Problem to solve: Repeat the full listing below verbatim and keep the images out.

Material provided:
────

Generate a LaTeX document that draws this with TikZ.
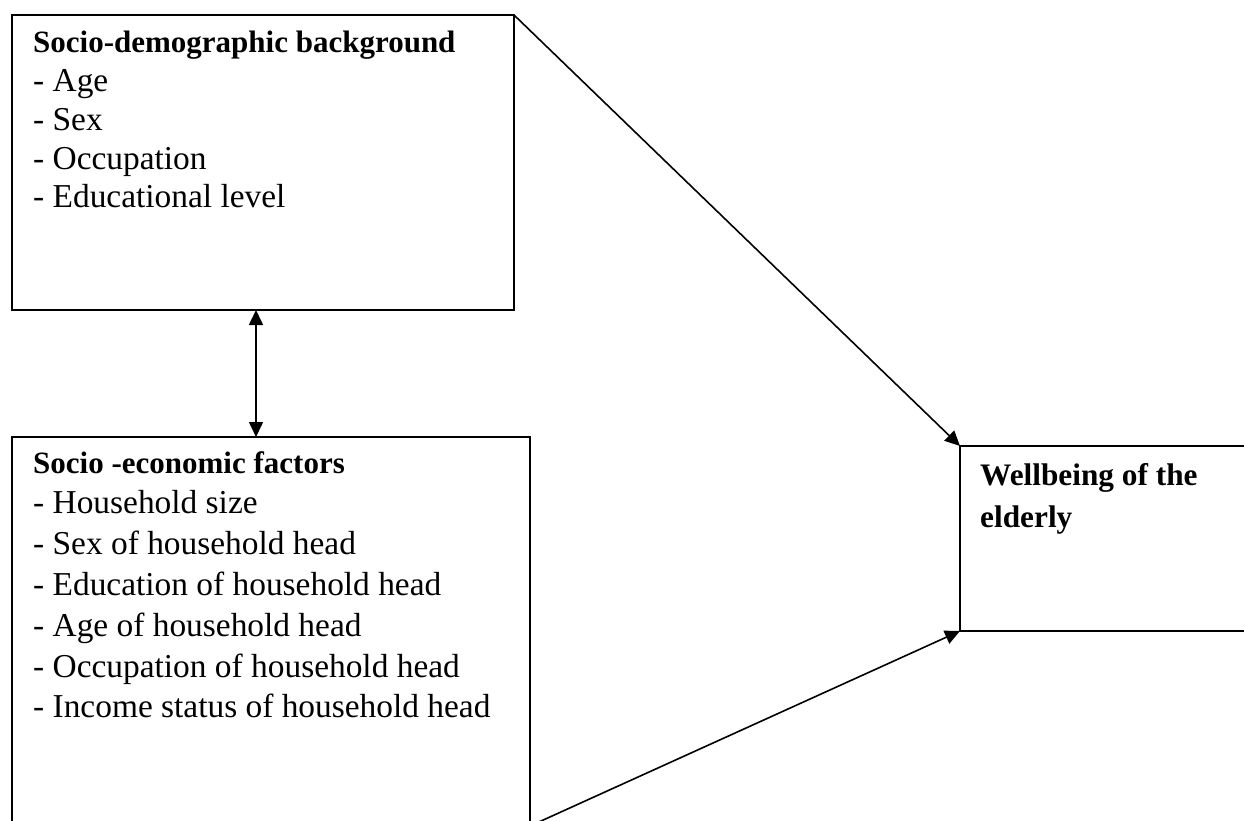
\documentclass[tikz,border=0pt]{standalone}
\usepackage{fontspec}
\setmainfont{Liberation Serif}
\usetikzlibrary{arrows.meta}
\newcommand{\hd}[1]{{\fontsize{31}{38}\selectfont\bfseries #1}}
\begin{document}
\begin{tikzpicture}[x=1pt,y=-1pt,
  box/.style={draw, line width=1.6pt, rectangle, inner sep=0pt, outer sep=0pt, anchor=north west},
  txt/.style={inner sep=0pt, anchor=base west},
  arr/.style={line width=1.6pt, -{Triangle[length=15pt,width=14pt]}},
  darr/.style={line width=1.6pt, {Triangle[length=15pt,width=14pt]}-{Triangle[length=15pt,width=14pt]}}]
\useasboundingbox (0,0) rectangle (1244,821);
\fill[white] (0,0) rectangle (1244,821);
\node[box, minimum width=502pt, minimum height=295pt] (b1) at (12,15) {};
\node[box, minimum width=518pt, minimum height=389pt] (b2) at (12,437) {};
\node[box, minimum width=292pt, minimum height=185pt] (b3) at (960,446) {};
\node[txt] (t1) at (33,53) {\fontsize{33.4}{38.75}\selectfont\begin{tabular}[t]{@{}l@{}}
\hd{Socio-demographic background}\\
- Age\\
- Sex\\
- Occupation\\
- Educational level
\end{tabular}};
\node[txt] (t2) at (33,473) {\fontsize{33.4}{40.8}\selectfont\begin{tabular}[t]{@{}l@{}}
\hd{Socio -economic factors}\\
- Household size\\
- Sex of household head\\
- Education of household head\\
- Age of household head\\
- Occupation of household head\\
- Income status of household head
\end{tabular}};
\node[txt] (t3) at (980,485) {\fontsize{31.3}{42}\selectfont\begin{tabular}[t]{@{}l@{}}
\textbf{Wellbeing of the}\\
\textbf{elderly}
\end{tabular}};
\coordinate (m) at (256,0);
\draw[darr] (b1.south -| m) -- (b2.north -| m);
\draw[arr] (b1.north east) -- (b3.north west);
\draw[arr] (b2.south east) -- (b3.south west);
\end{tikzpicture}
\end{document}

────

Task output:
Generate a LaTeX document that draws this with TikZ.
\documentclass[tikz,border=0pt]{standalone}
\usepackage{fontspec}
\setmainfont{Liberation Serif}
\usetikzlibrary{arrows.meta}
\newcommand{\hd}[1]{{\fontsize{31}{38}\selectfont\bfseries #1}}
\begin{document}
\begin{tikzpicture}[x=1pt,y=-1pt,
  box/.style={draw, line width=1.6pt, rectangle, inner sep=0pt, outer sep=0pt, anchor=north west},
  txt/.style={inner sep=0pt, anchor=base west},
  arr/.style={line width=1.6pt, -{Triangle[length=15pt,width=14pt]}},
  darr/.style={line width=1.6pt, {Triangle[length=15pt,width=14pt]}-{Triangle[length=15pt,width=14pt]}}]
\useasboundingbox (0,0) rectangle (1244,821);
\fill[white] (0,0) rectangle (1244,821);
\node[box, minimum width=502pt, minimum height=295pt] (b1) at (12,15) {};
\node[box, minimum width=518pt, minimum height=389pt] (b2) at (12,437) {};
\node[box, minimum width=292pt, minimum height=185pt] (b3) at (960,446) {};
\node[txt] (t1) at (33,53) {\fontsize{33.4}{38.75}\selectfont\begin{tabular}[t]{@{}l@{}}
\hd{Socio-demographic background}\\
- Age\\
- Sex\\
- Occupation\\
- Educational level
\end{tabular}};
\node[txt] (t2) at (33,473) {\fontsize{33.4}{40.8}\selectfont\begin{tabular}[t]{@{}l@{}}
\hd{Socio -economic factors}\\
- Household size\\
- Sex of household head\\
- Education of household head\\
- Age of household head\\
- Occupation of household head\\
- Income status of household head
\end{tabular}};
\node[txt] (t3) at (980,485) {\fontsize{31.3}{42}\selectfont\begin{tabular}[t]{@{}l@{}}
\textbf{Wellbeing of the}\\
\textbf{elderly}
\end{tabular}};
\coordinate (m) at (256,0);
\draw[darr] (b1.south -| m) -- (b2.north -| m);
\draw[arr] (b1.north east) -- (b3.north west);
\draw[arr] (b2.south east) -- (b3.south west);
\end{tikzpicture}
\end{document}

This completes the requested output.